━━━━━ Dataset excerpt ━━━━━

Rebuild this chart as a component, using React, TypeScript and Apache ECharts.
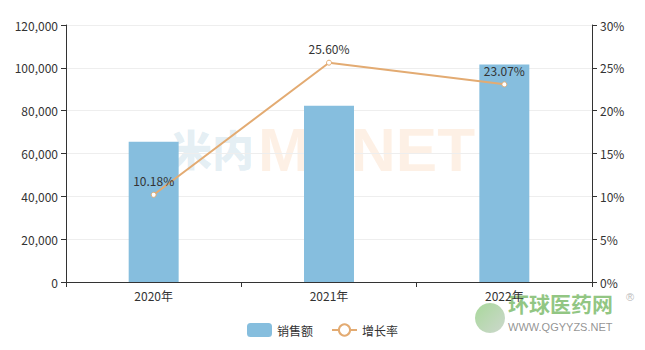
import React, { useEffect, useRef } from "react";
import * as echarts from "echarts";

const categories = ["2020年", "2021年", "2022年"];
const salesValues = [65500, 82300, 101500];
const growthValues = [10.18, 25.6, 23.07];
const leftTicks = [0, 20000, 40000, 60000, 80000, 100000, 120000];
const rightTicks = [0, 5, 10, 15, 20, 25, 30];

export default function App() {
  const ref = useRef<HTMLDivElement>(null);
  useEffect(() => {
    if (!ref.current) return;
    const chart = echarts.init(ref.current, null, { renderer: "svg" });
    const font = "'Microsoft YaHei', 'Noto Sans CJK SC', sans-serif";
    chart.setOption({
      animation: false,
      textStyle: { fontFamily: font },
      grid: { left: 66, right: 53, top: 25, bottom: 68 },
      legend: {
        bottom: 8,
        left: "center",
        itemGap: 18,
        itemWidth: 25,
        itemHeight: 14,
        textStyle: { color: "#333", fontSize: 12, fontFamily: font },
        data: [{ name: "销售额" }, { name: "增长率" }],
      },
      graphic: [
        {
          type: "text",
          left: 170,
          top: 126,
          z: -10,
          style: { text: "米内", fill: "rgba(120,170,200,0.2)", font: `900 42px ${font}` },
        },
        {
          type: "text",
          left: 258,
          top: 118,
          z: -10,
          style: { text: "MENET", fill: "rgba(245,170,110,0.18)", font: "bold 62px Arial, 'Liberation Sans', sans-serif" },
        },
        {
          type: "circle",
          shape: { cx: 490, cy: 318, r: 15 },
          style: {
            fill: new echarts.graphic.LinearGradient(0, 0, 1, 1, [
              { offset: 0, color: "rgba(130,200,110,0.7)" },
              { offset: 1, color: "rgba(170,190,170,0.6)" },
            ]),
          },
        },
        {
          type: "text",
          left: 508,
          top: 292,
          style: { text: "环球医药网", fill: "rgba(110,180,90,0.75)", font: `bold 21px ${font}` },
        },
        {
          type: "text",
          left: 626,
          top: 291,
          style: { text: "®", fill: "#bbb", font: "11px sans-serif" },
        },
        {
          type: "text",
          left: 508,
          top: 321,
          style: { text: "WWW.QGYYZS.NET", fill: "rgba(120,120,120,0.8)", font: "11px Arial, 'Liberation Sans', sans-serif" },
        },
      ],
      xAxis: {
        type: "category",
        data: categories,
        axisLine: { lineStyle: { color: "#333" } },
        axisTick: { show: true, lineStyle: { color: "#333" } },
        axisLabel: { color: "#333", fontSize: 12, margin: 7 },
      },
      yAxis: [
        {
          type: "value",
          min: 0,
          max: 120000,
          interval: 20000,
          axisLine: { show: true, lineStyle: { color: "#333" } },
          axisTick: { show: true, lineStyle: { color: "#333" } },
          axisLabel: {
            color: "#333",
            fontSize: 12,
            formatter: (v: number) => (leftTicks.includes(v) ? v.toLocaleString("en-US") : ""),
          },
          splitLine: { lineStyle: { color: "#eee" } },
        },
        {
          type: "value",
          min: 0,
          max: 30,
          interval: 5,
          axisLine: { show: true, lineStyle: { color: "#333" } },
          axisTick: { show: true, lineStyle: { color: "#333" } },
          axisLabel: {
            color: "#333",
            fontSize: 12,
            formatter: (v: number) => (rightTicks.includes(v) ? v + "%" : ""),
          },
          splitLine: { show: false },
        },
      ],
      series: [
        {
          name: "销售额",
          type: "bar",
          data: salesValues,
          barWidth: "28.5%",
          itemStyle: { color: "#86bede" },
        },
        {
          name: "增长率",
          type: "line",
          yAxisIndex: 1,
          data: growthValues,
          symbol: "circle",
          symbolSize: 5,
          lineStyle: { color: "#e3ab72", width: 2 },
          itemStyle: { color: "#fff", borderColor: "#e3ab72", borderWidth: 1 },
          label: {
            show: true,
            position: "top",
            color: "#333",
            fontSize: 12,
            formatter: (p: any) => p.value.toFixed(2) + "%",
          },
        },
      ],
    });
    return () => chart.dispose();
  }, []);
  return <div ref={ref} style={{ width: 645, height: 350, margin: -8 }} />;
}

━━━━━

▸ Problem to work on: Give again, exactly, the lines from the start of the data through the one holding "const rightTicks = [0, 5, 10, 15, 20, 25, 30];"; omit the pictures.

▸ The solution:
Rebuild this chart as a component, using React, TypeScript and Apache ECharts.
import React, { useEffect, useRef } from "react";
import * as echarts from "echarts";

const categories = ["2020年", "2021年", "2022年"];
const salesValues = [65500, 82300, 101500];
const growthValues = [10.18, 25.6, 23.07];
const leftTicks = [0, 20000, 40000, 60000, 80000, 100000, 120000];
const rightTicks = [0, 5, 10, 15, 20, 25, 30];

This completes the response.